--- start DATASET ENTRIES ---

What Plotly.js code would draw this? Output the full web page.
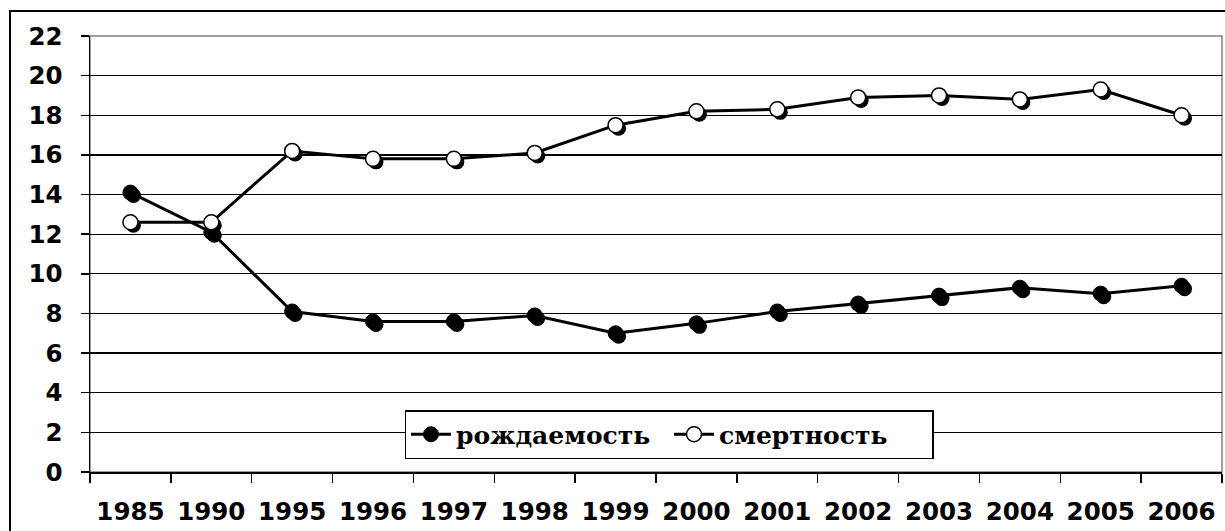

--- end DATASET ENTRIES ---
--- start DATASET ENTRIES ---

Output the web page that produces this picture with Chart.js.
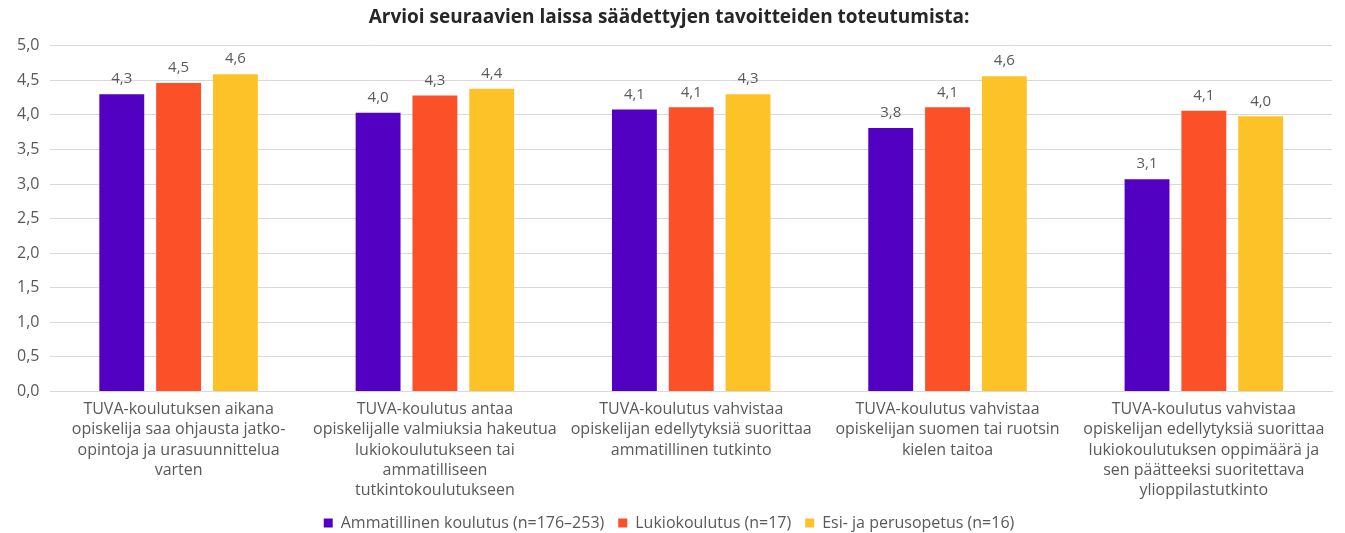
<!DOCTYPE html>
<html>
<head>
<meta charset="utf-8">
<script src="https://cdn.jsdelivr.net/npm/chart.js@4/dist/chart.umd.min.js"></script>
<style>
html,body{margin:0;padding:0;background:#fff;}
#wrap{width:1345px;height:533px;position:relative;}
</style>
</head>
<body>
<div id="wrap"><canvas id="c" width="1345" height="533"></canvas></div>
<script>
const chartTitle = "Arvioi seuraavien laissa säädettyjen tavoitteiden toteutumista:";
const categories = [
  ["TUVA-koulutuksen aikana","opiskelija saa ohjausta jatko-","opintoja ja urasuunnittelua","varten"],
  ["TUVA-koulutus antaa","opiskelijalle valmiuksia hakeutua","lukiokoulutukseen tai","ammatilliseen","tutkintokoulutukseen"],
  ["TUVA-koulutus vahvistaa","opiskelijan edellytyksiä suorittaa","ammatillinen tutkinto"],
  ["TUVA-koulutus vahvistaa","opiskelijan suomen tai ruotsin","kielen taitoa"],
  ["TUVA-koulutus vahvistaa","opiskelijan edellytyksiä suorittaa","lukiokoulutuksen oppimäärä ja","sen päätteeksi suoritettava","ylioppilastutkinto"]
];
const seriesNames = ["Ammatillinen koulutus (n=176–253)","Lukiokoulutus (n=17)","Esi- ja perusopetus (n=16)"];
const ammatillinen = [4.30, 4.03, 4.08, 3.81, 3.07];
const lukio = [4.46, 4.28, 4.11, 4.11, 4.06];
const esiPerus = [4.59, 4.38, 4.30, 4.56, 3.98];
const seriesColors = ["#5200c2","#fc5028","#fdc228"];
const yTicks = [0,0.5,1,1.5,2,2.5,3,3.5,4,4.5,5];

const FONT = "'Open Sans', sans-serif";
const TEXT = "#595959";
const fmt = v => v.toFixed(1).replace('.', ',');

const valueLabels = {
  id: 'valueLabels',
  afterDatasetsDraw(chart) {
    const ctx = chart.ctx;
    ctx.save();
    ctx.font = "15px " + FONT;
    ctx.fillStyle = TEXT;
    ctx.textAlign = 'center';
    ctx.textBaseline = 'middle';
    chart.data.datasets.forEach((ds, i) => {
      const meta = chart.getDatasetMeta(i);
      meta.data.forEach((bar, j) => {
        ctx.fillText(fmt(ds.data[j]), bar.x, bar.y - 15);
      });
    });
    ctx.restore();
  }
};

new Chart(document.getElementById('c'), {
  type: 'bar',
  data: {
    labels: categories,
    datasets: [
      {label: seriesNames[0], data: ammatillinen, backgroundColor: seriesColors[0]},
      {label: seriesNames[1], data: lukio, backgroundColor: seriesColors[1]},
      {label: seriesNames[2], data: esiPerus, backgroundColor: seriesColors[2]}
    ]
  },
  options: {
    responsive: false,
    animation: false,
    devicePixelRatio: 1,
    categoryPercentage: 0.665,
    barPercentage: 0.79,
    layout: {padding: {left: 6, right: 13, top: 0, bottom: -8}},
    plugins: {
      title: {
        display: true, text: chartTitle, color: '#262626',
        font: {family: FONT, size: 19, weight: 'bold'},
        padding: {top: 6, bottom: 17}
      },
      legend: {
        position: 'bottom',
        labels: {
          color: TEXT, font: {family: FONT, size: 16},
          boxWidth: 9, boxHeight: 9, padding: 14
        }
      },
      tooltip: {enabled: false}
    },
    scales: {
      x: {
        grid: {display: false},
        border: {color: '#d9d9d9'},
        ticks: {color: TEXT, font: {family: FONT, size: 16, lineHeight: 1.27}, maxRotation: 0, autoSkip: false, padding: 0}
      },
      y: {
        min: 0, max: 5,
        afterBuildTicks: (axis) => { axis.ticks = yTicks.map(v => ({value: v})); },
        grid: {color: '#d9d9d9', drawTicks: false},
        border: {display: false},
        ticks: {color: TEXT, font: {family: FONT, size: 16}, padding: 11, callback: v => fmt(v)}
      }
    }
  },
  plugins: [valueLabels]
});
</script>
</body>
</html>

--- end DATASET ENTRIES ---
--- start DATASET ENTRIES ---

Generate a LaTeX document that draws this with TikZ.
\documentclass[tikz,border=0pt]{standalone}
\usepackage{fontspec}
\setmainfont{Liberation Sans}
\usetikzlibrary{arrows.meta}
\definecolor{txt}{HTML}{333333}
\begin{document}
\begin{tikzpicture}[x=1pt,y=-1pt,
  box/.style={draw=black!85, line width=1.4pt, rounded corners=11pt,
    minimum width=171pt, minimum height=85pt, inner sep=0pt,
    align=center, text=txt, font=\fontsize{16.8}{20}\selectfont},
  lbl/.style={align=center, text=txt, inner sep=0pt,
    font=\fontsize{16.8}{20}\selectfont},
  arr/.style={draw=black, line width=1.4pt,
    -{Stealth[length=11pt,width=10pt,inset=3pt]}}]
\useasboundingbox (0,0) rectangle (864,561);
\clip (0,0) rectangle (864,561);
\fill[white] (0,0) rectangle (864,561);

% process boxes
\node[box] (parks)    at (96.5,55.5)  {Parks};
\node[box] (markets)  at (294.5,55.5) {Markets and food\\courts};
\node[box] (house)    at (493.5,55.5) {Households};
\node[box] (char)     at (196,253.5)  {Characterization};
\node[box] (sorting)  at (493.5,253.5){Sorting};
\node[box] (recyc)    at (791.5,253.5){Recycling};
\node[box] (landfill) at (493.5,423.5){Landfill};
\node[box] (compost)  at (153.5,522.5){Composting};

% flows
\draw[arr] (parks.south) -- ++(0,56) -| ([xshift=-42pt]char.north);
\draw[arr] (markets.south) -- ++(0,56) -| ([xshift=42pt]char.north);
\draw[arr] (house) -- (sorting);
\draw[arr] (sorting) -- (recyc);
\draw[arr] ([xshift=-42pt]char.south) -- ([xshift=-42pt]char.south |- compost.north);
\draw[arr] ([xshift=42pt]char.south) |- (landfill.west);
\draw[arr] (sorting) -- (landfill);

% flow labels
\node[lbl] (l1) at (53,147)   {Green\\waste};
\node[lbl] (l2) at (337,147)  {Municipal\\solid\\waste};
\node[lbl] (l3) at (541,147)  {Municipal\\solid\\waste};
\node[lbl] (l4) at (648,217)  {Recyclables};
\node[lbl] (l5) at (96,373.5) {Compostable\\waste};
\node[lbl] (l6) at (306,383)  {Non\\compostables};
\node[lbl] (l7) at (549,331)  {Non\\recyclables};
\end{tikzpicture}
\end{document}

--- end DATASET ENTRIES ---

(EXERCISE REQUIREMENTS):
The line with "Generate a LaTeX" marks the start and the line with "(sorting) -- (landfill);" marks the end; transcribe every line in that stretch, unchanged.

(TASK RESPONSE):
Generate a LaTeX document that draws this with TikZ.
\documentclass[tikz,border=0pt]{standalone}
\usepackage{fontspec}
\setmainfont{Liberation Sans}
\usetikzlibrary{arrows.meta}
\definecolor{txt}{HTML}{333333}
\begin{document}
\begin{tikzpicture}[x=1pt,y=-1pt,
  box/.style={draw=black!85, line width=1.4pt, rounded corners=11pt,
    minimum width=171pt, minimum height=85pt, inner sep=0pt,
    align=center, text=txt, font=\fontsize{16.8}{20}\selectfont},
  lbl/.style={align=center, text=txt, inner sep=0pt,
    font=\fontsize{16.8}{20}\selectfont},
  arr/.style={draw=black, line width=1.4pt,
    -{Stealth[length=11pt,width=10pt,inset=3pt]}}]
\useasboundingbox (0,0) rectangle (864,561);
\clip (0,0) rectangle (864,561);
\fill[white] (0,0) rectangle (864,561);

% process boxes
\node[box] (parks)    at (96.5,55.5)  {Parks};
\node[box] (markets)  at (294.5,55.5) {Markets and food\\courts};
\node[box] (house)    at (493.5,55.5) {Households};
\node[box] (char)     at (196,253.5)  {Characterization};
\node[box] (sorting)  at (493.5,253.5){Sorting};
\node[box] (recyc)    at (791.5,253.5){Recycling};
\node[box] (landfill) at (493.5,423.5){Landfill};
\node[box] (compost)  at (153.5,522.5){Composting};

% flows
\draw[arr] (parks.south) -- ++(0,56) -| ([xshift=-42pt]char.north);
\draw[arr] (markets.south) -- ++(0,56) -| ([xshift=42pt]char.north);
\draw[arr] (house) -- (sorting);
\draw[arr] (sorting) -- (recyc);
\draw[arr] ([xshift=-42pt]char.south) -- ([xshift=-42pt]char.south |- compost.north);
\draw[arr] ([xshift=42pt]char.south) |- (landfill.west);
\draw[arr] (sorting) -- (landfill);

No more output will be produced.